TSMC's notification comes less than a year after its biggest price hike in a decade. Last August, it told its clients it would increase prices up to 20% amid the unprecedented global chip shortage and its historic expansion plans. Smaller rivals such as United Microelectronics and Semiconductor Manufacturing International Co. raised prices several times last year and in some cases actually charge more than TSMC. Still, such a rare move by TSMC rattled the chip industry.

In another surprise, TSMC said last year it would halt its practice of lowering prices each quarter for its chip design clients after their products go into mass production and the process is running smoothly.

TSMC Chairman Mark Liu in March said all semiconductor players have been directly impacted by the rising prices of components and materials, which are driving up production costs.

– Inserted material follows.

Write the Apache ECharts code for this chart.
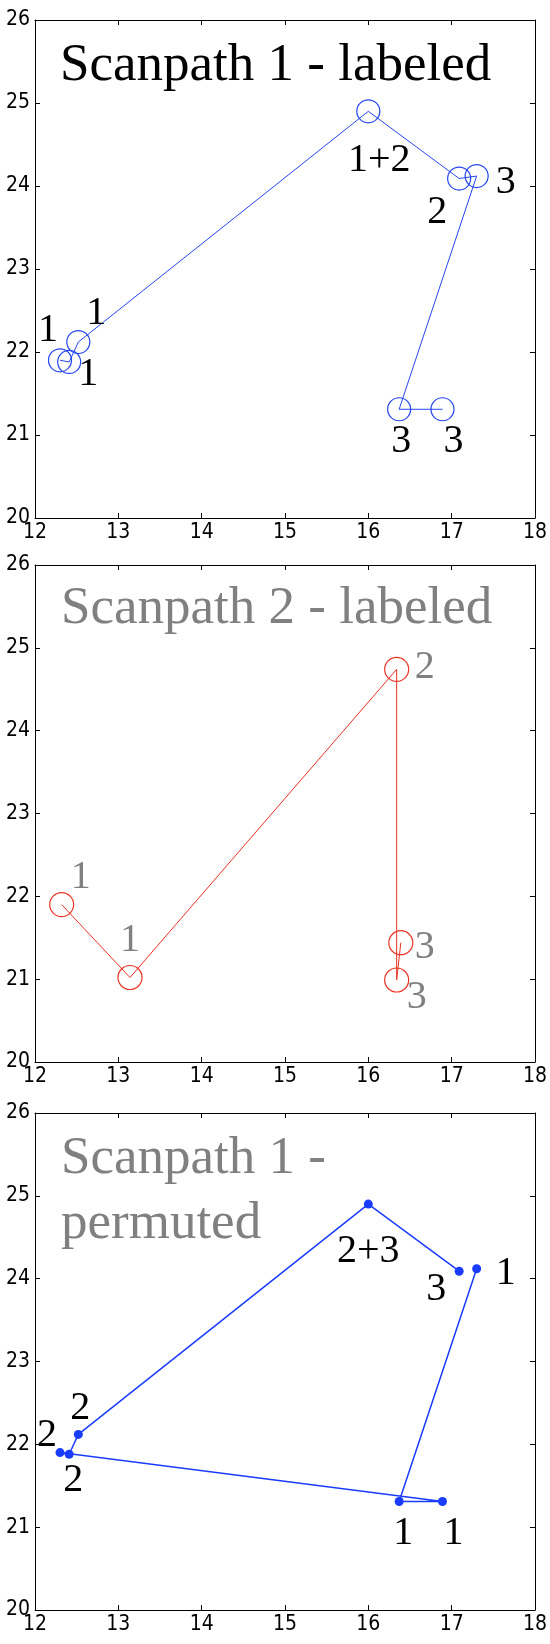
<!DOCTYPE html>
<html>
<head>
<meta charset="utf-8">
<script src="https://cdn.jsdelivr.net/npm/echarts@6/dist/echarts.min.js"></script>
<style>
  html, body { margin: 0; padding: 0; background: #fff; }
  #chart { width: 550px; height: 1644px; }
</style>
</head>
<body>
<div id="chart"></div>
<script>
// axis ticks (same for all three panels)
const xTicks = [12, 13, 14, 15, 16, 17, 18];
const yTicks = [20, 21, 22, 23, 24, 25, 26];

// scanpath 1, in viewing order
const path1X = [12.30, 12.41, 12.52, 16.00, 17.09, 17.30, 16.37, 16.89];
const path1Y = [21.90, 21.88, 22.12, 24.90, 24.09, 24.12, 21.31, 21.31];
const path1Labels = ['1', '1', '1', '1+2', '2', '3', '3', '3'];

// scanpath 2
const path2X = [12.32, 13.14, 16.34, 16.34, 16.39];
const path2Y = [21.90, 21.02, 24.74, 20.99, 21.44];
const path2Labels = ['1', '1', '2', '3', '3'];

// scanpath 1 with permuted labels, same fixations in another order
const path3X = [17.30, 16.37, 16.89, 12.30, 12.41, 12.52, 16.00, 17.09];
const path3Y = [24.12, 21.31, 21.31, 21.90, 21.88, 22.12, 24.90, 24.09];
const path3Labels = ['1', '1', '1', '2', '2', '2', '2+3', '3'];

const titles = ['Scanpath 1 - labeled', 'Scanpath 2 - labeled', 'Scanpath 1 -\npermuted'];

// label placement (pixels from the fixation)
const off1 = [[-12, -30], [19, 13], [18, -29], [11, 49], [-22, 34], [29, 6], [2, 32], [11, 32]];
const off2 = [[19, -27], [0, -37], [28, -2], [20, 18], [24, 5]];
const off3 = [[29, 5], [4, 32], [11, 32], [-13, -17], [4, 26], [2, -26], [0, 47], [-23, 18]];

const grids = [
    { left: 35, width: 500, top: 20, height: 498 },
    { left: 35, width: 500, top: 565, height: 497 },
    { left: 35, width: 500, top: 1113, height: 497 }
];

const tickFont = '"Liberation Sans Narrow", "DejaVu Sans Condensed", sans-serif';

function makePoints(xs, ys, labels, offs) {
    return xs.map((x, i) => ({
        value: [x, ys[i]],
        label: { formatter: labels[i], offset: offs[i] }
    }));
}

let xAxes = [], yAxes = [];
grids.forEach((g, i) => {
    const common = {
        type: 'value', gridIndex: i,
        min: xTicks[0], max: xTicks[xTicks.length - 1], interval: xTicks[1] - xTicks[0],
        axisLine: { show: true, lineStyle: { color: '#000', width: 1 } },
        axisTick: { show: true, inside: true, length: 5, lineStyle: { color: '#000' } },
        splitLine: { show: false }
    };
    xAxes.push(Object.assign({}, common, {
        position: 'bottom',
        axisLabel: { color: '#000', fontSize: 21, fontFamily: tickFont, margin: 4 }
    }));
    xAxes.push(Object.assign({}, common, { position: 'top', axisLabel: { show: false } }));
    const ycommon = Object.assign({}, common, {
        min: yTicks[0], max: yTicks[yTicks.length - 1], interval: yTicks[1] - yTicks[0]
    });
    yAxes.push(Object.assign({}, ycommon, {
        position: 'left',
        axisLabel: { color: '#000', fontSize: 21, fontFamily: tickFont, margin: 5 }
    }));
    yAxes.push(Object.assign({}, ycommon, { position: 'right', axisLabel: { show: false } }));
});

function pathSeries(i, data, color, symbol, size, lineWidth, labelColor) {
    return {
        type: 'line',
        xAxisIndex: i * 2,
        yAxisIndex: i * 2,
        data: data,
        symbol: 'circle',
        symbolSize: size,
        showAllSymbol: true,
        lineStyle: { color: color, width: lineWidth },
        itemStyle: symbol === 'open'
            ? { color: 'rgba(0,0,0,0)', borderColor: color, borderWidth: 1.2 }
            : { color: color, borderWidth: 0 },
        label: {
            show: true,
            position: 'inside',
            color: labelColor,
            fontFamily: 'Liberation Serif',
            fontSize: 40
        },
        emphasis: { disabled: true },
        z: 3
    };
}

const titleText = (text, x, y, color) => ({
    type: 'text',
    left: x,
    top: y,
    style: {
        text: text,
        fill: color,
        font: '53px "Liberation Serif"',
        lineHeight: 65
    }
});

const option = {
    animation: false,
    backgroundColor: '#fff',
    grid: grids.map(g => Object.assign({ show: false }, g)),
    xAxis: xAxes,
    yAxis: yAxes,
    series: [
        pathSeries(0, makePoints(path1X, path1Y, path1Labels, off1), '#2446ee', 'open', 23, 1, '#000'),
        pathSeries(1, makePoints(path2X, path2Y, path2Labels, off2), '#ec3223', 'open', 24, 1, '#808080'),
        pathSeries(2, makePoints(path3X, path3Y, path3Labels, off3), '#1a3cff', 'dot', 9, 1.5, '#000')
    ],
    graphic: [
        titleText(titles[0], 60, 34, '#000'),
        titleText(titles[1], 61, 577, '#808080'),
        titleText(titles[2], 61, 1127, '#808080')
    ]
};

const chart = echarts.init(document.getElementById('chart'));
chart.setOption(option);
</script>
</body>
</html>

TSMC's move comes as the chipmaking equipment industry grapples with severe shortages of everything from components to parts to materials. These shortages are prolonging the delivery times of machines to up to 18 months for customers like TSMC, potentially threatening the chip industry's expansion plans.

ASML, Europe's biggest chip production tool maker, told investors that it faces inflation concerns, costs increases in labor, materials and energy, as well as additional fees for securing parts, all of which will hurt its gross margin by 1 percentage point.

TSMC said it does not comment on its pricing policies.